Set problem = Take the lines from the head of the listing through the one bearing "import pandas as pd" and copy them exactly, leaving every picture out.
============
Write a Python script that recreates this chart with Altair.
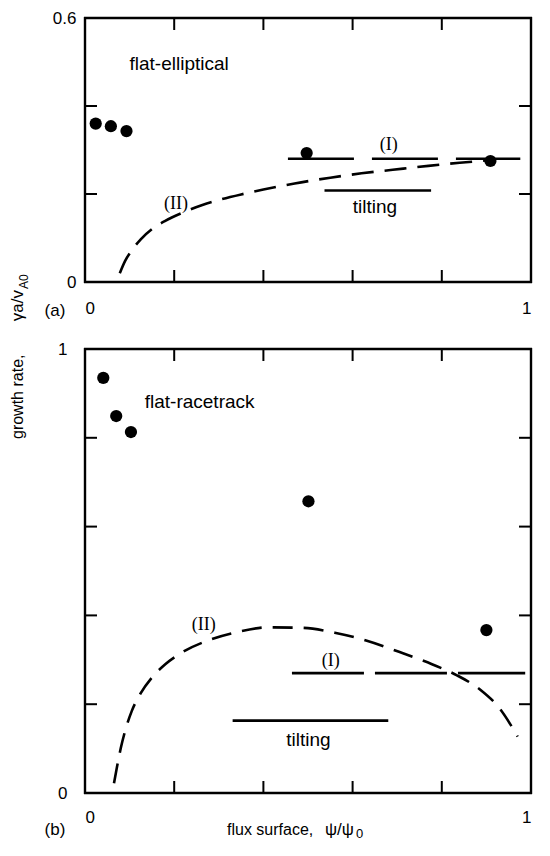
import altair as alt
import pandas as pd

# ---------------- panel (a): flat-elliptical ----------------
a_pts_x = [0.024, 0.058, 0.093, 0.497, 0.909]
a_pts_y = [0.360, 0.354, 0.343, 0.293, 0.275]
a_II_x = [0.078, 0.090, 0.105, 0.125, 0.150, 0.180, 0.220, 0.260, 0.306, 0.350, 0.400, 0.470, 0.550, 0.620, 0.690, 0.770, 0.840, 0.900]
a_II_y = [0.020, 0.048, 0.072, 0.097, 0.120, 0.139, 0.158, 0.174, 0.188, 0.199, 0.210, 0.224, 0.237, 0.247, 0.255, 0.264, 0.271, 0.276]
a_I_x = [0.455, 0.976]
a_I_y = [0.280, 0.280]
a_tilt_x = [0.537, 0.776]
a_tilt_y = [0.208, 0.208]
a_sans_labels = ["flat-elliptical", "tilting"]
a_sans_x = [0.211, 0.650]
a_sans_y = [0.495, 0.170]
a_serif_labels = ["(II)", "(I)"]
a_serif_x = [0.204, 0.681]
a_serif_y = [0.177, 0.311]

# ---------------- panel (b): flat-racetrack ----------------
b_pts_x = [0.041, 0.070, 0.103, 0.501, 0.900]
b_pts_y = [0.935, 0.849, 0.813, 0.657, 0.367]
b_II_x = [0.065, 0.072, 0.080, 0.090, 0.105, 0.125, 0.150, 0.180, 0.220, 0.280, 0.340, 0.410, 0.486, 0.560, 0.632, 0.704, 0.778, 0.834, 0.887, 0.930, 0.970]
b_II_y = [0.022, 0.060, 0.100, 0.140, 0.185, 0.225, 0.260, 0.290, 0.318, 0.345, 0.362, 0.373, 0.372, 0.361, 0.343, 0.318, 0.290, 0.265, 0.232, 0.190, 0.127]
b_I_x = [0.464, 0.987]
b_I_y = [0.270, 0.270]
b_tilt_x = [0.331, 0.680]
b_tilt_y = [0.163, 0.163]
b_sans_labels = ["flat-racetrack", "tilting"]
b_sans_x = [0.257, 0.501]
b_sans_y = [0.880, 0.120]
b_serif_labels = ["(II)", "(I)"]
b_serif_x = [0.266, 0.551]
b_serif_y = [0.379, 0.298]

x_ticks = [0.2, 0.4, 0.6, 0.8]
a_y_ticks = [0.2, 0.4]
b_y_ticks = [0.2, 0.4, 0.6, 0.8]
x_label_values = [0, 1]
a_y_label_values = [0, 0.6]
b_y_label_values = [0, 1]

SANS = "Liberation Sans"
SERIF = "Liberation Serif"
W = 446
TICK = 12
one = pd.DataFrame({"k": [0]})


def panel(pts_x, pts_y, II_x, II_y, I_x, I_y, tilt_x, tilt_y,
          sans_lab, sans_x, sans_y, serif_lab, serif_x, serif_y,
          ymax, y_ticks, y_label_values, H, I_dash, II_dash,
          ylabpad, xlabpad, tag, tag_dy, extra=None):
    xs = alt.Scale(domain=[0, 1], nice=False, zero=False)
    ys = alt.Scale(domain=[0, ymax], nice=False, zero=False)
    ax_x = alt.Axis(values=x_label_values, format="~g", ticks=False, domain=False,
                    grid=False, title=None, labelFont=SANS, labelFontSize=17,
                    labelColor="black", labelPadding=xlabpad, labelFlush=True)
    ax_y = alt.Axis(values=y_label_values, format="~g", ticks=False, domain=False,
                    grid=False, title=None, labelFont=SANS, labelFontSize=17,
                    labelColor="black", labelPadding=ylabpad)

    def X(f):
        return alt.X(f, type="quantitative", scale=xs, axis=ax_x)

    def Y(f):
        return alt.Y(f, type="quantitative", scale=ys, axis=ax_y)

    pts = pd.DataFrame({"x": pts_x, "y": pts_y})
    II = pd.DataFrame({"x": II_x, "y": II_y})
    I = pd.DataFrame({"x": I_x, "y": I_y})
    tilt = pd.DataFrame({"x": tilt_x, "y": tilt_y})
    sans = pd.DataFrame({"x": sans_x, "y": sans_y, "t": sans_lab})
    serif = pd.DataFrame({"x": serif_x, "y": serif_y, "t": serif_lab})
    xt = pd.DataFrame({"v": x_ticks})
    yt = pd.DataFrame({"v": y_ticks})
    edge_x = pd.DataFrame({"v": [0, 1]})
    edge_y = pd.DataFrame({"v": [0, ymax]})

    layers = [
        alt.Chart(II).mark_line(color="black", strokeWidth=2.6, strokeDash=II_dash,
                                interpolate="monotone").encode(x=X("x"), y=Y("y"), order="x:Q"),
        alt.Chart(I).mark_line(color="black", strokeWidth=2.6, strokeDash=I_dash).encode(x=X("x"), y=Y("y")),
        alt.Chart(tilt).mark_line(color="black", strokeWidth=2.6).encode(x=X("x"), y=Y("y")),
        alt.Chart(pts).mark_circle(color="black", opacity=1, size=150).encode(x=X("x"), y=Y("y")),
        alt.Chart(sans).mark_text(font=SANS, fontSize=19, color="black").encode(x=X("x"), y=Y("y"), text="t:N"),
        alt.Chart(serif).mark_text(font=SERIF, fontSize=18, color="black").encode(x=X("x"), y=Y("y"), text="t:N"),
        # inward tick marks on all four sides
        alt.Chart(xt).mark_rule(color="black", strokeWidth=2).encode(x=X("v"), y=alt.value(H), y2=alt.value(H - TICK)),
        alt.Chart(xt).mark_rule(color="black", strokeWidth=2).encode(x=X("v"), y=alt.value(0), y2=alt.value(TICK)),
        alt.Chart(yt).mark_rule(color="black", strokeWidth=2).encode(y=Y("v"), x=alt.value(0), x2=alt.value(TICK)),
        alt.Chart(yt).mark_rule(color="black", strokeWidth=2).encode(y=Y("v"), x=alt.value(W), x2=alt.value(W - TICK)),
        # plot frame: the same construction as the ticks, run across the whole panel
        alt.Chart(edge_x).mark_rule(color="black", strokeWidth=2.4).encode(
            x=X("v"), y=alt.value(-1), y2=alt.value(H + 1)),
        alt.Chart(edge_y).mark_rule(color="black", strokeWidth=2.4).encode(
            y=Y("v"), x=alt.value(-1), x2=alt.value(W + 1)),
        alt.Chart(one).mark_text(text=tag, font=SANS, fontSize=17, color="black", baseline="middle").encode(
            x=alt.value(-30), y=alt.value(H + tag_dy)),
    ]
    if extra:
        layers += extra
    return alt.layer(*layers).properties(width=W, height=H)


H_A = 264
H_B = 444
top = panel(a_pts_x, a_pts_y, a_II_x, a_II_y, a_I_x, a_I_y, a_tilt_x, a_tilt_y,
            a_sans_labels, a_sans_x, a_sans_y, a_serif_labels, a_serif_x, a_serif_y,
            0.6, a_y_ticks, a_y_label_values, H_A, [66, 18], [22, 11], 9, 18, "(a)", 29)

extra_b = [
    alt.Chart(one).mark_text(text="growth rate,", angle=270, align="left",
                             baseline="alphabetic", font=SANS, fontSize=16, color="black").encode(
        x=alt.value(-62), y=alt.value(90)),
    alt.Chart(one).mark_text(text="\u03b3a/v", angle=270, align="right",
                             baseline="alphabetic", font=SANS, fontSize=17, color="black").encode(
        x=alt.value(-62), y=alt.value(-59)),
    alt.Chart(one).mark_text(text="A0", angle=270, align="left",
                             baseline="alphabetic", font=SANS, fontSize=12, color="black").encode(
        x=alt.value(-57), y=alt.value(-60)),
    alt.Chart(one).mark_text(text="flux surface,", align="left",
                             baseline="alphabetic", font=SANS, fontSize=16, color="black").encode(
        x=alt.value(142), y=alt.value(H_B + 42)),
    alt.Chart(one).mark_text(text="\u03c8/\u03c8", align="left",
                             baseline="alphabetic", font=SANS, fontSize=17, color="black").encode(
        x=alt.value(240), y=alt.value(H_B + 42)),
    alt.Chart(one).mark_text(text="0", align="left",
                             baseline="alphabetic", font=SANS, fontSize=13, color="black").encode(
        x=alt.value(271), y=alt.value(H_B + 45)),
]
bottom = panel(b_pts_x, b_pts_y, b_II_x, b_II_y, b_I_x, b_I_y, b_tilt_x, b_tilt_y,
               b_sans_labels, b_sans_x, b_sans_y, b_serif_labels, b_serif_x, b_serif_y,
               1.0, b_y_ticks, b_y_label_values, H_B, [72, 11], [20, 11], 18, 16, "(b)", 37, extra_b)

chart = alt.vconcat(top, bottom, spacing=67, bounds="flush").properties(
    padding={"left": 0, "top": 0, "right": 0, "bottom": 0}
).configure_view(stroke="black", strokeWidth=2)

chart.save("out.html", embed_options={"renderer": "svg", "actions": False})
============
Answer below =
Write a Python script that recreates this chart with Altair.
import altair as alt
import pandas as pd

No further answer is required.